Task requirements.
Starting at the first line of the listing below, repeat each line exactly until the line containing "from matplotlib.patches import Rectangle", which you include. Leave out pictures.

Collected material.

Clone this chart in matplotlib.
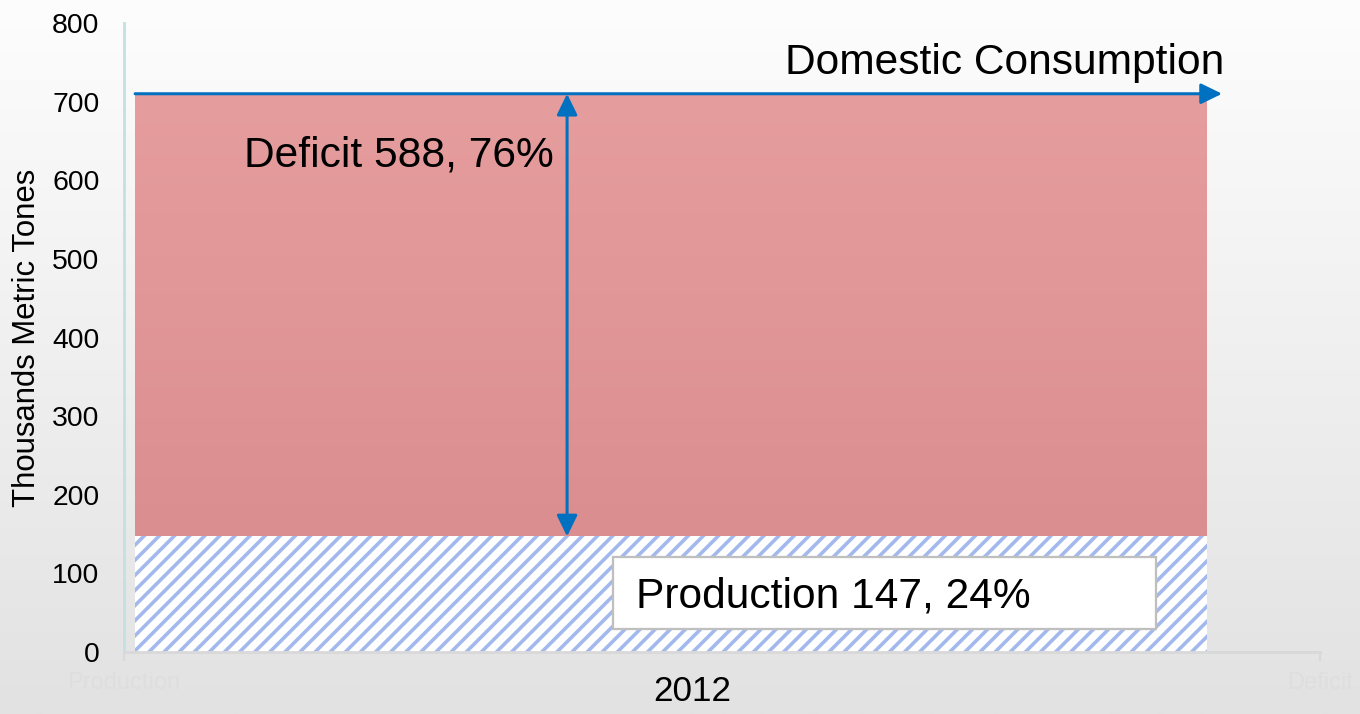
import numpy as np
import matplotlib
matplotlib.use('Agg')
import matplotlib.pyplot as plt
from matplotlib.colors import LinearSegmentedColormap
from matplotlib.patches import Rectangle

# data
years = ['2012']
production = [147]
consumption = [710]
deficit = [c - p for c, p in zip(consumption, production)]
series_names = ['Production', 'Deficit']
y_ticks = [0, 100, 200, 300, 400, 500, 600, 700, 800]
y_label = 'Thousands Metric Tones'
consumption_label = 'Domestic Consumption'
deficit_label = 'Deficit 588, 76%'
production_label = 'Production 147, 24%'

plt.rcParams['font.family'] = ['Liberation Sans', 'DejaVu Sans']
plt.rcParams['hatch.linewidth'] = 1.9

fig = plt.figure(figsize=(10, 5.25), dpi=136)

# grey gradient background
bg = fig.add_axes([0, 0, 1, 1], zorder=-1)
bg_cmap = LinearSegmentedColormap.from_list('bg', ['#fdfdfd', '#e2e2e2'])
bg.imshow(np.linspace(0, 1, 256).reshape(-1, 1), cmap=bg_cmap,
          aspect='auto', extent=[0, 1, 0, 1])
bg.axis('off')

ax = fig.add_axes([0.0912, 0.0868, 0.8794, 0.8810])
ax.set_facecolor('none')

x = np.arange(len(years))
blue = '#0070c0'

# production (hatched)
prod_bars = ax.bar(x, production, width=1.0, color='white',
                   edgecolor='#a3b9ee', hatch='///', linewidth=0, zorder=2)

# deficit (pink with slight vertical gradient)
def_bars = ax.bar(x, deficit, bottom=production, width=1.0,
                  color='#e29798', linewidth=0, zorder=2)
def_cmap = LinearSegmentedColormap.from_list('def', ['#db8e8f', '#e69d9e'])
for b in def_bars:
    im = ax.imshow(np.linspace(0, 1, 128).reshape(-1, 1), cmap=def_cmap,
                   origin='lower', aspect='auto', zorder=2.5,
                   extent=[b.get_x(), b.get_x() + b.get_width(),
                           b.get_y(), b.get_y() + b.get_height()])
    im.set_clip_path(b)

# domestic consumption line with arrow, deficit double arrow
for i, c in enumerate(consumption):
    ax.annotate('', xy=(x[i] + 0.514, c), xytext=(x[i] - 0.5, c),
                arrowprops=dict(arrowstyle='-|>,head_length=0.45,head_width=0.22',
                                color=blue, lw=1.6, mutation_scale=21,
                                shrinkA=0, shrinkB=0), zorder=4)
    ax.annotate('', xy=(x[i] - 0.097, c), xytext=(x[i] - 0.097, production[i]),
                arrowprops=dict(arrowstyle='<|-|>,head_length=0.45,head_width=0.22',
                                color=blue, lw=1.6, mutation_scale=21,
                                shrinkA=0, shrinkB=0), zorder=4)

ax.text(0.106, 749, consumption_label, fontsize=22.5, va='center', ha='left', zorder=5)
ax.text(-0.398, 632, deficit_label, fontsize=22.5, va='center', ha='left', zorder=5)

ax.add_patch(Rectangle((-0.054, 29), 0.506, 92, facecolor='white',
                       edgecolor='#bfbfbf', linewidth=1.2, zorder=4))
ax.text(-0.033, 71, production_label, fontsize=22.5, va='center', ha='left', zorder=5)

ax.set_xlim(-0.5103, 0.6054)
ax.set_ylim(0, 800)
ax.set_yticks(y_ticks)
ax.tick_params(axis='y', length=0, pad=13, labelsize=15)
ax.set_xticks([0.0196], years)
ax.tick_params(axis='x', length=0, pad=12, labelsize=18.5)
ax.set_ylabel(y_label, fontsize=16.5)
ax.yaxis.set_label_coords(-0.069, 0.5)

# faint category names at the axis ends
ax.text(0, -0.05, series_names[0], transform=ax.transAxes, ha='center',
        va='center', fontsize=12.5, color='#dedede')
ax.text(1, -0.05, series_names[1], transform=ax.transAxes, ha='center',
        va='center', fontsize=12.5, color='#dedede')

# end ticks on the x axis
ax.set_xticks([-0.5103, 0.6054], minor=True)
ax.tick_params(axis='x', which='minor', length=5, width=1.2, color='#d9d9d9')

for s in ['top', 'right']:
    ax.spines[s].set_visible(False)
ax.spines['left'].set_color('#c5e0e4')
ax.spines['left'].set_linewidth(1.5)
ax.spines['bottom'].set_color('#d9d9d9')
ax.spines['bottom'].set_linewidth(1.5)

fig.savefig('out.png', dpi=136)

Exercise response.
Clone this chart in matplotlib.
import numpy as np
import matplotlib
matplotlib.use('Agg')
import matplotlib.pyplot as plt
from matplotlib.colors import LinearSegmentedColormap
from matplotlib.patches import Rectangle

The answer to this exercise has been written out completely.